According to the local sources, hundreds of Syrian militants have started evacuating from an enclave in Lebanon on the border with Syria after the defeat of Takfiri terrorists during a Hezbollah offensive.
Buses carrying 300 Saraya Ahl al-Sham militants and 3,000 Syrian refugees left eastern Arsal on Monday at 10:00 a.m. local time, the Lebanon-based Arabic-language al-Manar television network reported.
The departure comes as part of an agreement that followed a July's offensive by the Lebanese resistance movement and the Syrian army to drive out militants from their last stronghold in the border area between Lebanon and Syria.
Earlier this month, the Lebanese resistance movement said its fighters had regained control over all areas in Arsal, which lies about 124 kilometers northeast of Beirut. Al-Nusra Front terrorists, now known as Fateh al-Sham, withdrew following a series of consecutive defeats that forced them to agree to a ceasefire.
On Friday, the Lebanese security official overseeing the arrangements, General Abbas Ibrahim, said a group of civilians would go to Assal al-Ward, an area just across the border from Arsal and held by the Syrian government.
The militants and their families will go to another part of Syria which he did not identify. Hezbollah media sources said last week that they would go to the rebel-held town of al-Ruhaiba in the Eastern Qalamoun region.
Meanwhile, in a speech Sunday marking the 11th anniversary of the cease-fire that ended the 2006 war between Israel and Lebanon, Hezbollah leader Hassan Nasrallah drew parallels between that fight — which ended with Israel’s withdrawal from Lebanon — and the recent battle in Arsal.
Israel "is among the most saddened” by Hezbollah’s victory in the Arsal area, Nasrallah said. "Israel and America are crying over the failure,” he said, because the rebels, like Israel and the US, oppose Assad.
The Washington Post notes in a report that the only militants remaining on Lebanon’s side of the border now are members of the ISIS terrorist group — hundreds of ISIS fighters control a stretch of land that is almost equally split between Lebanon and Syria.
The Lebanese army has been preparing an attack on ISIS-held areas for weeks there, sending in reinforcements and pounding the area with artillery shells and rockets.
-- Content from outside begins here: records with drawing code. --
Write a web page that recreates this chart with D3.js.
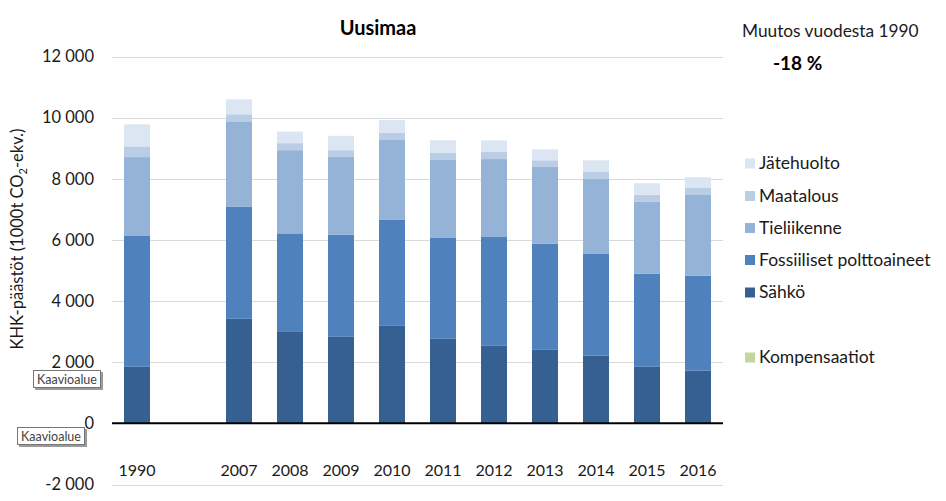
<!DOCTYPE html>
<html>
<head>
<meta charset="utf-8">
<script src="https://cdn.jsdelivr.net/npm/d3@7"></script>
<style>
  html, body { margin: 0; padding: 0; background: #fff; }
  svg { display: block; font-family: Lato, "Open Sans", sans-serif; }
</style>
</head>
<body>
<svg id="chart" width="946" height="501"></svg>
<script>
// ---- data ----
const years = ["1990", " ", "2007", "2008", "2009", "2010", "2011", "2012", "2013", "2014", "2015", "2016"];
const sahko        = [1850, null, 3420, 2990, 2830, 3190, 2765, 2535, 2405, 2210, 1850, 1720];
const fossiiliset  = [4280, null, 3660, 3225, 3335, 3465, 3300, 3560, 3465, 3330, 3040, 3105];
const tieliikenne  = [2580, null, 2800, 2720, 2550, 2615, 2550, 2550, 2515, 2450, 2355, 2645];
const maatalous    = [350,  null, 230,  230,  220,  230,  230,  230,  220,  230,  230,  230];
const jatehuolto   = [720,  null, 490,  380,  470,  425,  415,  380,  360,  385,  380,  350];
const kompensaatiot= [0,    null, 0,    0,    0,    0,    0,    0,    0,    0,    0,    0];
const yTicks = [-2000, 0, 2000, 4000, 6000, 8000, 10000, 12000];
const seriesNames = ["Sähkö", "Fossiiliset polttoaineet", "Tieliikenne", "Maatalous", "Jätehuolto"];
const seriesValues = [sahko, fossiiliset, tieliikenne, maatalous, jatehuolto];
const colors = ["#376092", "#4f81bd", "#95b3d7", "#b9cde5", "#dce6f2"];
const kompColor = "#c3d69b";
const title = "Uusimaa";
const changeLabel = "Muutos vuodesta 1990";
const changeValue = "-18 %";

// ---- layout ----
const svg = d3.select("#chart");
const x = d3.scaleBand().domain(years).range([111.5, 723.5]).paddingInner(0.49).paddingOuter(0.245);
const y = d3.scaleLinear().domain([-2000, 12000]).range([484.5, 56.5]);

// gridlines
svg.append("g").selectAll("line").data(yTicks.filter(t => t !== 0)).join("line")
  .attr("x1", 112).attr("x2", 723)
  .attr("y1", d => Math.round(y(d)) + 0.5).attr("y2", d => Math.round(y(d)) + 0.5)
  .attr("stroke", "#d9d9d9").attr("stroke-width", 1);

// y axis labels
const yAxis = d3.axisLeft(y).tickValues(yTicks).tickSize(0).tickPadding(0)
  .tickFormat(d => d3.format(",")(d).replace(/,/g, " ").replace("\u2212", "-"));
const yg = svg.append("g").attr("transform", "translate(94,0)").call(yAxis);
yg.select(".domain").remove();
yg.selectAll("text").attr("font-size", 16.5).attr("fill", "#1a1a1a").attr("font-family", "Lato, sans-serif");

// stacked bars
const stackData = years.map((yr, i) => {
  const o = { year: yr };
  seriesNames.forEach((s, k) => { o[s] = seriesValues[k][i] || 0; });
  return o;
});
const stack = d3.stack().keys(seriesNames)(stackData);
svg.append("g").selectAll("g").data(stack).join("g")
  .attr("fill", (d, i) => colors[i])
  .selectAll("rect").data(d => d.filter(p => p.data.year.trim() !== "")).join("rect")
  .attr("x", d => x(d.data.year))
  .attr("width", x.bandwidth())
  .attr("y", d => y(d[1]))
  .attr("height", d => Math.max(0, y(d[0]) - y(d[1])));

// kompensaatiot (negative, zero)
svg.append("g").selectAll("rect").data(years.map((yr, i) => ({ yr, v: kompensaatiot[i] || 0 })).filter(d => d.yr.trim() !== "")).join("rect")
  .attr("x", d => x(d.yr)).attr("width", x.bandwidth())
  .attr("y", y(0)).attr("height", d => y(d.v) - y(0)).attr("fill", kompColor);

// zero line
svg.append("line").attr("x1", 112).attr("x2", 723).attr("y1", y(0)).attr("y2", y(0))
  .attr("stroke", "#000").attr("stroke-width", 2);

// x labels
const xAxis = d3.axisBottom(x).tickSize(0).tickPadding(0);
const xg = svg.append("g").attr("transform", "translate(0,465)").call(xAxis);
xg.select(".domain").remove();
xg.selectAll("text").attr("font-size", 16).attr("fill", "#1a1a1a").attr("font-family", "Lato, sans-serif");

// y title
const yt = svg.append("text").attr("transform", "translate(23,239) rotate(-90)")
  .attr("text-anchor", "middle").attr("font-size", 16.5).attr("fill", "#1a1a1a");
yt.append("tspan").text("KHK-päästöt (1000t CO");
yt.append("tspan").attr("font-size", 11).attr("dy", 4).text("2");
yt.append("tspan").attr("dy", -4).text("-ekv.)");

// title
svg.append("text").attr("x", 378).attr("y", 35).attr("text-anchor", "middle")
  .attr("font-size", 20).attr("font-weight", "bold").attr("fill", "#000").text(title);

// change text
svg.append("text").attr("x", 742).attr("y", 37).attr("font-size", 17.3).attr("fill", "#1a1a1a").text(changeLabel);
svg.append("text").attr("x", 773).attr("y", 70).attr("font-size", 19).attr("font-weight", "bold").attr("fill", "#000").text(changeValue);

// legend
const legendItems = [
  { name: "Jätehuolto", color: colors[4], y: 162.5 },
  { name: "Maatalous", color: colors[3], y: 195 },
  { name: "Tieliikenne", color: colors[2], y: 227 },
  { name: "Fossiiliset polttoaineet", color: colors[1], y: 259 },
  { name: "Sähkö", color: colors[0], y: 291.5 },
  { name: "Kompensaatiot", color: kompColor, y: 356.5 }
];
const lg = svg.append("g").selectAll("g").data(legendItems).join("g");
lg.append("rect").attr("x", 745).attr("y", d => d.y - 4).attr("width", 10).attr("height", 10).attr("fill", d => d.color);
lg.append("text").attr("x", 759).attr("y", d => d.y + 6.5).attr("font-size", 17.5).attr("fill", "#1a1a1a").text(d => d.name);

// "Kaavioalue" tooltips
const tips = [{ x: 33, y: 370 }, { x: 17, y: 427 }];
const tg = svg.append("g").selectAll("g").data(tips).join("g");
tg.append("rect").attr("x", d => d.x + 2).attr("y", d => d.y + 2).attr("width", 68).attr("height", 18).attr("fill", "#9a9a9a");
tg.append("rect").attr("x", d => d.x + 0.5).attr("y", d => d.y + 0.5).attr("width", 67).attr("height", 17).attr("fill", "#fff").attr("stroke", "#767676");
tg.append("text").attr("x", d => d.x + 34).attr("y", d => d.y + 13.5).attr("text-anchor", "middle")
  .attr("font-size", 12.5).attr("fill", "#444").attr("font-family", "Lato, sans-serif").text("Kaavioalue");
</script>
</body>
</html>
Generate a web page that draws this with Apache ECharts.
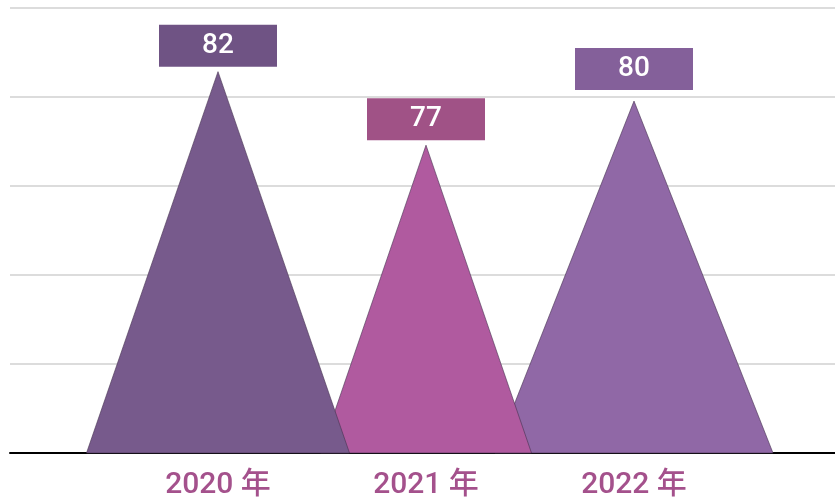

The Syrian army and Hezbollah are also preparing for a simultaneous attack on ISIS on the Syrian side of the border.
As a result of the violence committed by ISIS and other armed groups, more than 1 million Syrian refugees are sheltering in Lebanon, about a quarter of its total population. Hezbollah has stepped up calls for the Lebanese government to engage directly with Damascus over the return of refugees to Syria.